Quand on demande à Bernard Prin, vice-président du Syndicat général FNIH du secteur et président des restaurateurs, ce qu'il pense des titres-restaurant dans sa ville, son sourire s'élargit. "Cela marche bien. Avec la Chambre de commerce nous avons mis au point un guichet de collecte qui garantit aux restaurateurs un règlement ponctuel, rapide, sans aucun risque d'impayé." Mais qui travaille bien dans le métier avec les titres-restaurant ? "D'abord les fast-foods", répond Bernard Prin sans hésitation. "Puis les restaurants à moins de cent francs du centre-ville. Et en été, les restaurants de la plage", précise-t-il.

Ce que confirme le bureau de l'ATH à la Chambre en y ajoutant un troisième larron : les magasins traiteurs et rayons traiteurs des grands magasins. La CCI collecte en moyenne 1,2 MF par mois, ce qui est encore loin d'être exhaustif par rapport au marché local (impossible à évaluer avec précision) peut-être de l'ordre de 3.000 repas par jour. Y manquent notamment quelques gros morceaux comme les deux restaurants Quick, les enseignes du groupe Agape situées tout près des géants industriels, le groupe de cafés dîneurs Verhaeghe avec ses cinq établissements en centre-ville et à la plage. Résultat des courses : McDonald's loin en tête, devant le rayon traiteur du magasin Uniprix. D'une manière générale, les fast-foods ou assimilés sont en tête mais les magasins traiteurs viennent très fort derrière. La fourchette des remises va de plus de 100.000 F à quelques centaines de francs.

Pas d'inquiétude

Surprenant ? Légal en tout cas. Le dernier texte en date, un décret du 28 mars 1988 étend l'utilisation des titres non seulement aux brasseries, cafés-tabacs, mais aussi aux charcutiers-traiteurs, boulangers pâtissiers glaciers salons de thé, autrement dit tout ce qui sait confectionner un plat. A condition que le point de vente puisse apporter à la commission de contrôle la preuve qu'il est capable de produire des plats chauds, à emporter ou non, équilibrés et variés sur la durée dans des conditions d'hygiène conformes à la loi. "La commission ne donne pas facilement son accord", assure Jacques Millier à la Centrale de réservation des titres (CRT) de Bagnolet.
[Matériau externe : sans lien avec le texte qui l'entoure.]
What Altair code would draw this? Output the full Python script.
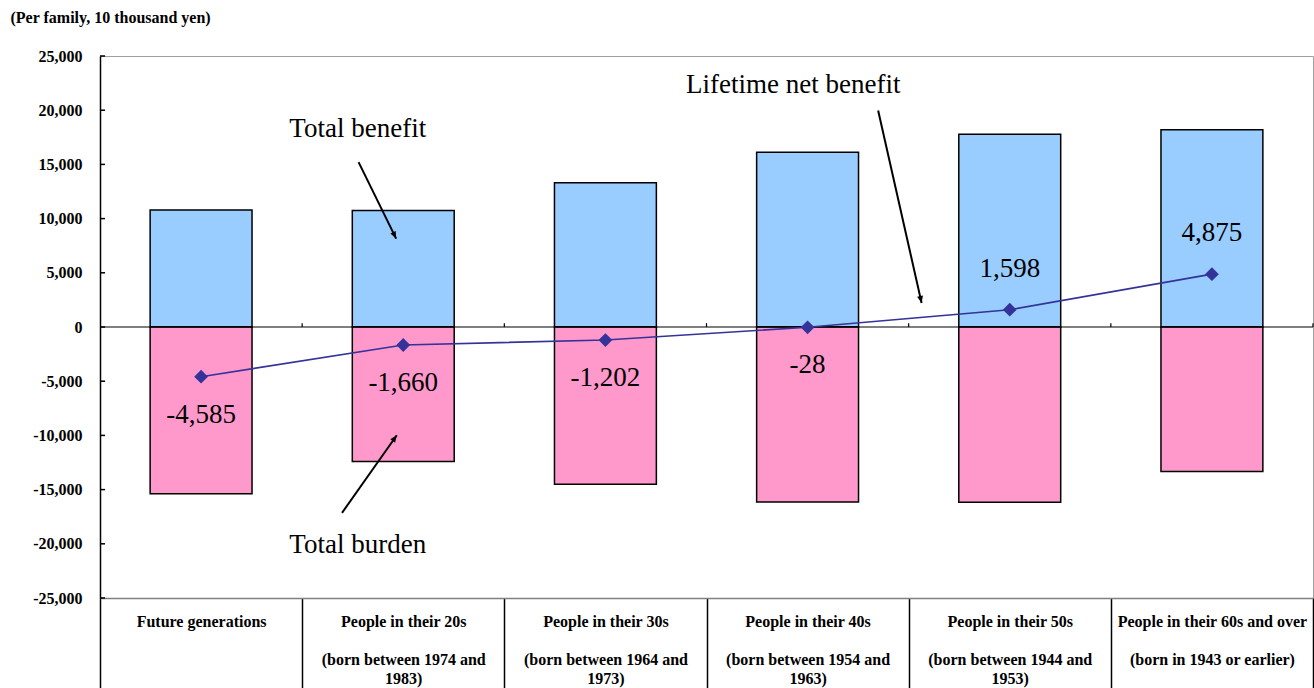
import json
import altair as alt
import pandas as pd

FONT = "Liberation Serif"

# ---------------- data ----------------
categories = [
    "Future generations",
    "People in their 20s",
    "People in their 30s",
    "People in their 40s",
    "People in their 50s",
    "People in their 60s and over",
]
born_line = [
    "",
    "(born between 1974 and",
    "(born between 1964 and",
    "(born between 1954 and",
    "(born between 1944 and",
    "(born in 1943 or earlier)",
]
born_line_cont = ["", "1983)", "1973)", "1963)", "1953)", ""]

total_benefit = [10800, 10740, 13300, 16120, 17770, 18200]
total_burden = [-15385, -12400, -14502, -16148, -16172, -13325]
net_benefit = [-4585, -1660, -1202, -28, 1598, 4875]

y_tick_values = [-25000, -20000, -15000, -10000, -5000, 0, 5000, 10000, 15000, 20000, 25000]

annotation_text = ["Total benefit", "Total burden", "Lifetime net benefit"]
annotation_x = [0.775, 0.775, 2.929]
annotation_y = [18290, -20127, 22285]
arrow_from_x = [0.779, 0.697, 3.349]
arrow_from_y = [15213, -17149, 19980]
arrow_to_x = [0.965, 0.968, 3.564]
arrow_to_y = [8150, -9985, 2213]
arrow_angle = [153.8, 35.3, 167.3]

# ---------------- tables ----------------
BLANK_LINE = "\u200b"
labels = []
for c, b1, b2 in zip(categories, born_line, born_line_cont):
    lines = [c]
    if b1:
        lines += [BLANK_LINE, b1]
    if b2:
        lines.append(b2)
    labels.append(lines)

idx = list(range(len(categories)))
BAR_HALF = 0.252
boundaries = [i - 0.5 for i in range(len(categories) + 1)]

bar_df = pd.DataFrame({
    "x": [i - BAR_HALF for i in idx] * 2,
    "x2": [i + BAR_HALF for i in idx] * 2,
    "y": total_benefit + total_burden,
    "y2": [0] * (2 * len(idx)),
    "kind": ["Total benefit"] * len(idx) + ["Total burden"] * len(idx),
})
net_df = pd.DataFrame({
    "x": idx,
    "y": net_benefit,
    "label": [f"{v:,}" for v in net_benefit],
})
zero_df = pd.DataFrame({"y": [0]})
zero_ticks_df = pd.DataFrame({"x": boundaries[1:], "y": [0] * len(boundaries[1:]), "y2": [350] * len(boundaries[1:])})
y_inner_ticks_df = pd.DataFrame({"x": [-0.5] * len(y_tick_values), "x2": [-0.475] * len(y_tick_values), "y": y_tick_values})
ann_df = pd.DataFrame({"x": annotation_x, "y": annotation_y, "label": annotation_text})
arrow_df = pd.DataFrame({
    "x": arrow_from_x, "y": arrow_from_y,
    "x2": arrow_to_x, "y2": arrow_to_y,
})
head_df = pd.DataFrame({"x": arrow_to_x, "y": arrow_to_y, "angle": arrow_angle})

# ---------------- scales / axes ----------------
xs = alt.Scale(domain=[-0.5, 5.5], nice=False, zero=False)
ys = alt.Scale(domain=[-25000, 25000], nice=False)

label_expr_x = "datum.value % 1 === 0 ? " + json.dumps(labels) + "[datum.value] : ''"

xaxis = alt.Axis(
    values=boundaries + idx,
    labelExpr=label_expr_x,
    title=None,
    grid=False,
    tickSize=95,
    tickColor="black",
    tickWidth=1.5,
    tickOpacity={"condition": {"test": "datum.value % 1 !== 0", "value": 1}, "value": 0},
    labelPadding=-80,
    labelBaseline="top",
    labelFont=FONT,
    labelFontSize=16,
    labelFontWeight="bold",
    labelColor="black",
    labelLineHeight=19,
    labelLimit=0,
    labelOverlap=False,
    labelFlush=False,
    labelBound=False,
    domainColor="#808080",
    domainWidth=1.5,
)
yaxis = alt.Axis(
    values=y_tick_values,
    labelExpr="(datum.value < 0 ? '-' : '') + format(abs(datum.value), ',')",
    ticks=False,
    grid=False,
    labelPadding=18,
    labelFont=FONT,
    labelFontSize=16,
    labelFontWeight="bold",
    labelColor="black",
    domainColor="black",
    domainWidth=1.5,
    title="(Per family, 10 thousand yen)",
    titleAngle=0,
    titleX=-90,
    titleY=-39,
    titleAlign="left",
    titleBaseline="middle",
    titleFont=FONT,
    titleFontSize=16,
    titleFontWeight="bold",
    titleColor="black",
)


def X(f="x"):
    return alt.X(f"{f}:Q", scale=xs, axis=xaxis)


def Y(f="y"):
    return alt.Y(f"{f}:Q", scale=ys, axis=yaxis)


bars = alt.Chart(bar_df).mark_bar(stroke="black", strokeWidth=1.5).encode(
    x=X(), x2="x2:Q", y=Y(), y2="y2:Q",
    color=alt.Color("kind:N", scale=alt.Scale(domain=["Total benefit", "Total burden"],
                                              range=["#99CCFF", "#FF99CC"]), legend=None),
)
zero_line = alt.Chart(zero_df).mark_rule(color="black", strokeWidth=1.2).encode(y=Y())
zero_ticks = alt.Chart(zero_ticks_df).mark_rule(color="black", strokeWidth=1.2).encode(
    x=X(), y=Y(), y2="y2:Q")
y_inner_ticks = alt.Chart(y_inner_ticks_df).mark_rule(color="black", strokeWidth=1.5).encode(
    x=X(), x2="x2:Q", y=Y())

line = alt.Chart(net_df).mark_line(color="#333399", strokeWidth=1.6).encode(x=X(), y=Y())
points = alt.Chart(net_df).mark_point(shape="diamond", filled=True, color="#333399",
                                      size=190, opacity=1).encode(x=X(), y=Y())
labels_pos = alt.Chart(net_df).transform_filter("datum.y >= 0").mark_text(
    font=FONT, fontSize=27, color="black", dy=-41, baseline="middle").encode(
    x=X(), y=Y(), text="label:N")
labels_neg = alt.Chart(net_df).transform_filter("datum.y < 0").mark_text(
    font=FONT, fontSize=27, color="black", dy=38, baseline="middle").encode(
    x=X(), y=Y(), text="label:N")

ann_text = alt.Chart(ann_df).mark_text(font=FONT, fontSize=27, color="black",
                                       baseline="middle", align="center").encode(
    x=X(), y=Y(), text="label:N")
arrows = alt.Chart(arrow_df).mark_rule(color="black", strokeWidth=2).encode(
    x=X(), y=Y(), x2="x2:Q", y2="y2:Q")
heads = alt.Chart(head_df).mark_point(shape="M0,0L-0.42,1L0.42,1Z", filled=True,
                                      color="black", size=200, opacity=1).encode(
    x=X(), y=Y(), angle=alt.Angle("angle:Q", scale=None))

chart = alt.layer(
    bars, zero_line, zero_ticks, y_inner_ticks, line, points,
    labels_pos, labels_neg, ann_text, arrows, heads,
).properties(
    width=1213,
    height=542,
    autosize=alt.AutoSizeParams(type="none"),
    padding={"left": 100, "top": 56, "right": 1, "bottom": 90},
    background="white",
).configure_view(stroke="#a0a0a0", strokeWidth=1)

chart.save("out.html", embed_options={"renderer": "svg", "actions": False})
Cette organisation centralise tous les titres sauf le chèque déjeuner traité par le réseau des Banques Populaires. Cela représente quelque 120.000 affiliés pour 342 MF de CA en 1996 à 35 F le ticket moyen. Sans que le calcul ne soit effectué de façon rigoureuse, on pense à la CRT que les fast-foods et les traiteurs représentent ensemble tout près de 50% du chiffre d'affaires et qu'ils progressent.
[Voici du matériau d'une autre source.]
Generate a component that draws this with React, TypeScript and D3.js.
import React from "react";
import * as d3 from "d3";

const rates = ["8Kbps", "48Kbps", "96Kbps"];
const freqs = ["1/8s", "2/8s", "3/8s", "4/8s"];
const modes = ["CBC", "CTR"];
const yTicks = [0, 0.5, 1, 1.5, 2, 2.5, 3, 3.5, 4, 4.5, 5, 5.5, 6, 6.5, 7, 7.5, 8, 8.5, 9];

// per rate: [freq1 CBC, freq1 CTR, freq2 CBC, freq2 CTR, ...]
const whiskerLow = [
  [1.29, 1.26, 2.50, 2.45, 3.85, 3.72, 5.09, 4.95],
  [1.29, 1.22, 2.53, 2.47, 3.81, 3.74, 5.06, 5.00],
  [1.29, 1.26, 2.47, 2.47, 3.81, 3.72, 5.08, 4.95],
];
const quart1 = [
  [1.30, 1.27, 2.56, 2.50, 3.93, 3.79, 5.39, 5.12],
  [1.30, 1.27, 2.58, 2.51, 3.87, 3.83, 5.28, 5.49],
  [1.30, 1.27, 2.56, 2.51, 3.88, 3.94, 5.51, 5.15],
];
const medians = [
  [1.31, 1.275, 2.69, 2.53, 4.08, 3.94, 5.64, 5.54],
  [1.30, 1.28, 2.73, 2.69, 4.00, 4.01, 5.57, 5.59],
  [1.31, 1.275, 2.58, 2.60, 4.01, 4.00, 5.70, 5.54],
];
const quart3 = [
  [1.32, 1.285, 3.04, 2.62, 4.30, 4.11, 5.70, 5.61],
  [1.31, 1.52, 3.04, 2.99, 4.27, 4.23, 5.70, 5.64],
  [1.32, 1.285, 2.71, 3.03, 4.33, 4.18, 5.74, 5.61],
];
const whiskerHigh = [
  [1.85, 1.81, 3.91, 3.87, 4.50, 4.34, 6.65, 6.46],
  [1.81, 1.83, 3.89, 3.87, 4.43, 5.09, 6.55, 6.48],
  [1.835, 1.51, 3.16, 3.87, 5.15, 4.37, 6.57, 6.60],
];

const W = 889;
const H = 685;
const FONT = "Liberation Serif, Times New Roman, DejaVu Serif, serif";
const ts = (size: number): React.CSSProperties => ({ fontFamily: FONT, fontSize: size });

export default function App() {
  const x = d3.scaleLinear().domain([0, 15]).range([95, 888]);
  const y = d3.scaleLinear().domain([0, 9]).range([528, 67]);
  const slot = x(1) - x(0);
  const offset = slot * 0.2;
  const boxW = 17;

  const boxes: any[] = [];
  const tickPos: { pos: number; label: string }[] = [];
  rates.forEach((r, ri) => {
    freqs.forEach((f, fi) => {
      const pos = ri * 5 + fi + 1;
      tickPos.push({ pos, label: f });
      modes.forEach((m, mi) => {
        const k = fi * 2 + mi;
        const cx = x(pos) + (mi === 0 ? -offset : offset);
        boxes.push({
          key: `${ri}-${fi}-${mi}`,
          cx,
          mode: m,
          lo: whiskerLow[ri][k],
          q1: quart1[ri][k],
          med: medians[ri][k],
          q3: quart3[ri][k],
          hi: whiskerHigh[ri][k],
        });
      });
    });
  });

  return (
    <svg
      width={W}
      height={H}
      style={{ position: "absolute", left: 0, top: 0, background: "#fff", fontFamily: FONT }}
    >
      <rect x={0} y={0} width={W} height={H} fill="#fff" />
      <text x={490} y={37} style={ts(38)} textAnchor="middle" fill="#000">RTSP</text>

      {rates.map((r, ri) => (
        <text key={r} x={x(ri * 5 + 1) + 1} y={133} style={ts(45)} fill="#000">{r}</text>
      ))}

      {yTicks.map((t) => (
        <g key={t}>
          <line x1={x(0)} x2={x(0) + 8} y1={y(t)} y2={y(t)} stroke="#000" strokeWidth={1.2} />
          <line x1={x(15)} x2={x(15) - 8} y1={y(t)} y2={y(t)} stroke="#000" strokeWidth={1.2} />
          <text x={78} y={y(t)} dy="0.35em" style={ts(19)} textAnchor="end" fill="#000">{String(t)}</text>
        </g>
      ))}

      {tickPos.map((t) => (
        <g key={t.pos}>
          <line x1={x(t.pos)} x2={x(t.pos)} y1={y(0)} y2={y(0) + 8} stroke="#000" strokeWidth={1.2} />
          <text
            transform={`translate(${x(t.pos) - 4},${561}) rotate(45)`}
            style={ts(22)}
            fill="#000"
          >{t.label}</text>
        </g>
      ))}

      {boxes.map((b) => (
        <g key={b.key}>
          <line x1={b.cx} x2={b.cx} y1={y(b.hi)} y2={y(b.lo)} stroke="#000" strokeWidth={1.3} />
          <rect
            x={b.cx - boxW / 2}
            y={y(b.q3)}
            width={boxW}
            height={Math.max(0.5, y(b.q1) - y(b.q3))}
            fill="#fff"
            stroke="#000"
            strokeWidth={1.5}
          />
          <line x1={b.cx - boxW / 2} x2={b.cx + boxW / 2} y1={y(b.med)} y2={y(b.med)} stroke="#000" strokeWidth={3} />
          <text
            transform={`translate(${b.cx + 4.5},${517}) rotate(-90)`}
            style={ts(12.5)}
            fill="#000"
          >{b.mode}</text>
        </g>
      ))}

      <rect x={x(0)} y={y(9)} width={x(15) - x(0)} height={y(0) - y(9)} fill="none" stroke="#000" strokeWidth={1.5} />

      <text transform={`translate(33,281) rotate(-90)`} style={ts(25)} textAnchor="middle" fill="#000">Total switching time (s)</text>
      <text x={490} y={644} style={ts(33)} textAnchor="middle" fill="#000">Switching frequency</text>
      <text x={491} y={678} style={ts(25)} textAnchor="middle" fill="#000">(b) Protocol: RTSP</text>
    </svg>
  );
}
Mais cela ne semble pas troubler les restaurateurs que nous avons interrogés, pas plus que les gérants de restaurants rapides n'en font un objectif de vente particulier. "Pour nous, c'est un moyen de paiement comme un autre", commente le patron des Quick. "Nous avons deux clientèles", précise le responsable de McDonald's Grande Synthe. "Une clientèle familiale et une clientèle individuelle de travailleurs. Il est évident que le titre-restaurant représente une part importante de ce segment. Mais nous n'avons aucune stratégie publicitaire liée au titre-restaurant", conclut-il. Les restaurateurs traditionnels raisonnent en fait de même. Pour eux, le titre est devenu discrètement indispensable. Au Wall Street en centre-ville, c'est peut-être 20% du CA le midi en semaine. Au Petit-Saint-Eloi, au Welcome, parmi les gros remetteurs de titres, on retrouve les mêmes évaluations, très approximatives. Ces restaurateurs ne semblent pas faire la liaison entre d'éventuelles difficultés et la concurrence des traiteurs. "Nous sommes tous concurrents, on ne mange qu'une fois. Mais seules les cantines collectives qui acceptent n'importe qui sont en concurrence déloyale avec nous", note l'un d'eux.
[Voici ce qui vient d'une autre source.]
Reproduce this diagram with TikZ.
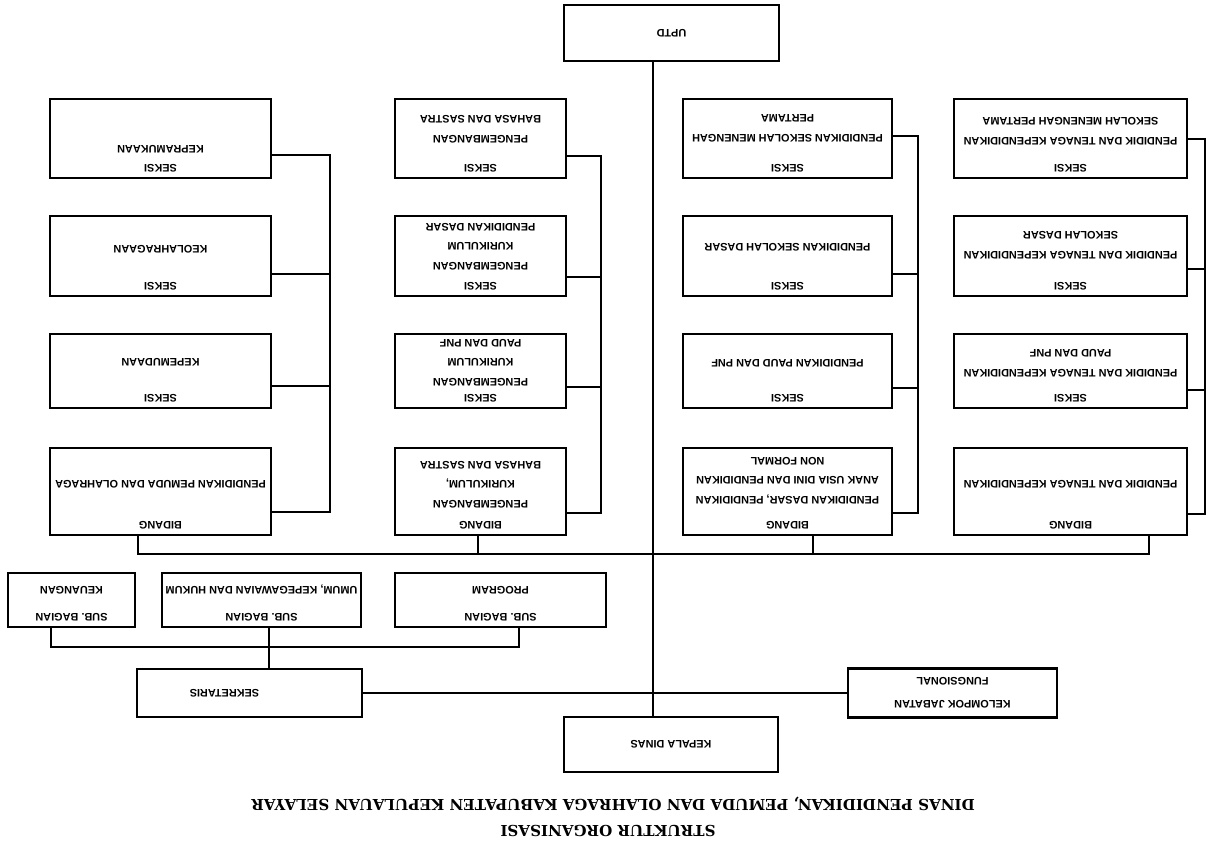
\documentclass[tikz,border=0pt]{standalone}
\usepackage{fontspec}
\usetikzlibrary{positioning}
\newfontfamily\boxfam{Liberation Sans}
\newfontfamily\titlefam{DejaVu Serif}
\newcommand{\boxfont}{\boxfam\bfseries\fontsize{6.2}{11}\selectfont}
% header line at the top of a unit, body lines after a gap
\newcommand{\orgbox}[5]{\parbox[c][#2][t]{#1}{\centering\rule{0pt}{0.28cm}#3\\[#4]#5}}
\tikzset{
	orgunit/.style={draw=black,line width=1.4pt,inner sep=0pt,font=\boxfont},
	plainunit/.style={draw=black,line width=1.4pt,inner sep=0pt,font=\boxfont,align=center},
	link/.style={line width=1pt},
	heading/.style={inner sep=0pt,font=\titlefam\bfseries\fontsize{8.6}{11}\selectfont}
}
\begin{document}
\begin{tikzpicture}[x=0.02cm,y=-0.02cm]
	\useasboundingbox (0,0) rectangle (1206,849);
	% the scanned chart lies upside down
	\begin{scope}[shift={(1206,849)},rotate=180,transform shape]
		\node[heading] (judul) at (598,18) {STRUKTUR ORGANISASI};
		\node[heading] (dinas) at (593,45) {DINAS PENDIDIKAN, PEMUDA DAN OLAHRAGA KABUPATEN KEPULAUAN SELAYAR};
		
		\node[plainunit,minimum width=4.28cm,minimum height=1.1cm] (kepala) at (535,104.5) {KEPALA DINAS};
		\node[plainunit,minimum width=4.3cm,minimum height=1.12cm] (uptd) at (534.5,816) {UPTD};
		
		\node[plainunit,minimum width=4.5cm,minimum height=0.96cm] (sekretaris) at (956.5,156) {\hspace*{1cm}SEKRETARIS};
		\node[plainunit,minimum width=4.18cm,minimum height=0.98cm] (kelompok) at (253.5,156) {KELOMPOK JABATAN\\[0.07cm]FUNGSIONAL};
		
		\node[orgunit] (keuangan) at (1134.5,249) {\orgbox{2.54cm}{1.08cm}{SUB. BAGIAN}{0.15cm}{KEUANGAN}};
		\node[orgunit] (umum) at (944.5,249) {\orgbox{3.98cm}{1.08cm}{SUB. BAGIAN}{0.15cm}{UMUM, KEPEGAWAIAN DAN HUKUM}};
		\node[orgunit] (program) at (705.5,249) {\orgbox{4.22cm}{1.08cm}{SUB. BAGIAN}{0.15cm}{PROGRAM}};
		
		% bidang pemuda dan olahraga
		\node[orgunit] (bidpemuda) at (1045.5,357.5) {\orgbox{4.42cm}{1.74cm}{BIDANG}{0.43cm}{PENDIDIKAN PEMUDA DAN OLAHRAGA}};
		\node[orgunit] (kepemudaan) at (1045.5,478) {\orgbox{4.42cm}{1.48cm}{SEKSI}{0.33cm}{KEPEMUDAAN}};
		\node[orgunit] (keolahragaan) at (1045.5,593) {\orgbox{4.42cm}{1.6cm}{SEKSI}{0.35cm}{KEOLAHRAGAAN}};
		\node[orgunit] (kepramukaan) at (1045.5,710.5) {\orgbox{4.42cm}{1.58cm}{SEKSI}{-0.01cm}{KEPRAMUKAAN}};
		
		% bidang kurikulum
		\node[orgunit] (bidkurikulum) at (725.5,357.5) {\orgbox{3.42cm}{1.74cm}{BIDANG}{0.03cm}{PENGEMBANGAN\\KURIKULUM,\\BAHASA DAN SASTRA}};
		\node[orgunit] (kurpaud) at (725.5,478) {\orgbox{3.42cm}{1.48cm}{SEKSI}{-0.07cm}{PENGEMBANGAN\\KURIKULUM\\PAUD DAN PNF}};
		\node[orgunit] (kurdasar) at (725.5,593) {\orgbox{3.42cm}{1.6cm}{SEKSI}{0.01cm}{PENGEMBANGAN\\KURIKULUM\\PENDIDIKAN DASAR}};
		\node[orgunit] (bahasa) at (725.5,710.5) {\orgbox{3.42cm}{1.58cm}{SEKSI}{0.19cm}{PENGEMBANGAN\\BAHASA DAN SASTRA}};
		
		% bidang pendidikan dasar
		\node[orgunit] (biddasar) at (418.5,357.5) {\orgbox{4.18cm}{1.74cm}{BIDANG}{0.11cm}{PENDIDIKAN DASAR, PENDIDIKAN\\ANAK USIA DINI DAN PENDIDIKAN\\NON FORMAL}};
		\node[orgunit] (paud) at (418.5,478) {\orgbox{4.18cm}{1.48cm}{SEKSI}{0.31cm}{PENDIDIKAN PAUD DAN PNF}};
		\node[orgunit] (sd) at (418.5,593) {\orgbox{4.18cm}{1.6cm}{SEKSI}{0.39cm}{PENDIDIKAN SEKOLAH DASAR}};
		\node[orgunit] (smp) at (418.5,710.5) {\orgbox{4.18cm}{1.58cm}{SEKSI}{0.21cm}{PENDIDIKAN SEKOLAH MENENGAH\\PERTAMA}};
		
		% bidang pendidik dan tenaga kependidikan
		\node[orgunit] (bidptk) at (135.5,357.5) {\orgbox{4.66cm}{1.74cm}{BIDANG}{0.43cm}{PENDIDIK DAN TENAGA KEPENDIDIKAN}};
		\node[orgunit] (ptkpaud) at (135.5,478) {\orgbox{4.66cm}{1.48cm}{SEKSI}{0.11cm}{PENDIDIK DAN TENAGA KEPENDIDIKAN\\PAUD DAN PNF}};
		\node[orgunit] (ptksd) at (135.5,593) {\orgbox{4.66cm}{1.6cm}{SEKSI}{0.23cm}{PENDIDIK DAN TENAGA KEPENDIDIKAN\\SEKOLAH DASAR}};
		\node[orgunit] (ptksmp) at (135.5,710.5) {\orgbox{4.66cm}{1.58cm}{SEKSI}{0.15cm}{PENDIDIK DAN TENAGA KEPENDIDIKAN\\SEKOLAH MENENGAH PERTAMA}};
		
		% garis komando
		\draw[link] (kepala.south -| 553,0) -- (uptd.north -| 553,0);
		\draw[link] (kelompok.east) -- (kelompok.east -| sekretaris.west);
		\draw[link] (sekretaris.south -| 937,0) -- (umum.north -| 937,0);
		\draw[link] (program.north -| 687,0) -- (687,202) -- (1155,202) -- (keuangan.north -| 1155,0);
		
		\draw[link] (bidpemuda.north -| 1068,0) -- (1068,295) -- (57,295) -- (bidptk.north -| 57,0);
		\draw[link] (bidkurikulum.north -| 728,0) -- (728,295);
		\draw[link] (biddasar.north -| 393,0) -- (393,295);
		
		\draw[link] (kepramukaan.west |- 0,694) -- (876,694) -- (876,337) -- (bidpemuda.west |- 0,337);
		\draw[link] (keolahragaan.west |- 0,575) -- (876,575);
		\draw[link] (kepemudaan.west |- 0,463) -- (876,463);
		
		\draw[link] (bahasa.west |- 0,693) -- (605,693) -- (605,336) -- (bidkurikulum.west |- 0,336);
		\draw[link] (kurdasar.west |- 0,572) -- (605,572);
		\draw[link] (kurpaud.west |- 0,462) -- (605,462);
		
		\draw[link] (smp.west |- 0,713) -- (288,713) -- (288,336) -- (biddasar.west |- 0,336);
		\draw[link] (sd.west |- 0,575) -- (288,575);
		\draw[link] (paud.west |- 0,461) -- (288,461);
		
		\draw[link] (ptksmp.west |- 0,710) -- (1,710) -- (1,335) -- (bidptk.west |- 0,335);
		\draw[link] (ptksd.west |- 0,580) -- (1,580);
		\draw[link] (ptkpaud.west |- 0,459) -- (1,459);
	\end{scope}
\end{tikzpicture}
\end{document}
"De plus, le titre est un encouragement à sortir", note le syndicaliste, lui-même restaurateur sur le front de mer. Evidemment, la loi est la loi qui interdit l'usage du titre hors des journées de travail sauf si le titre précise que le salarié travaille les jours fériés. Mais peut-on empêcher vraiment un couple de manger un sandwich le vendredi et de sortir le samedi ? Et en ces temps de crise, le restaurateur peut-il refuser avec hauteur cette pratique déviante ? Rappelons toutefois que le titre- restaurant est un avantage en nature exonéré de charges sociales jusqu'à un plafond relativement haut. Frauder constitue donc un délit passible d'une amende et dans certains cas d'une peine de prison de huit jours ou plus. Mieux vaut ne pas abuser de cette source de clientèle.

Et si les restaurateurs ne sont pas inquiets, du moins peuvent-ils remarquer que la tendance générale à manger davantage hors de chez soi ne signifie pas nécessairement manger au restaurant. Même avec un titre. Peut-être y aurait-il lieu d'être un peu plus précis dans la vente des menus adaptés. Non pas en cherchant à se rapprocher d'un impossible marché à 35 F le ticket, mais en jouant sur une gamme du plaisir raisonnable. Gouailleur, le patron du Saint-Eloi répond en parlant de la concurrence des restaurants d'entreprise : "ce sont des collègues, pas vraiment des concurrents. Nous sommes meilleurs qu'eux." Manger un plat au restaurant avec un titre, c'est une forme de plaisir qui se paie, mais doit rapporter autre chose que quelques calories.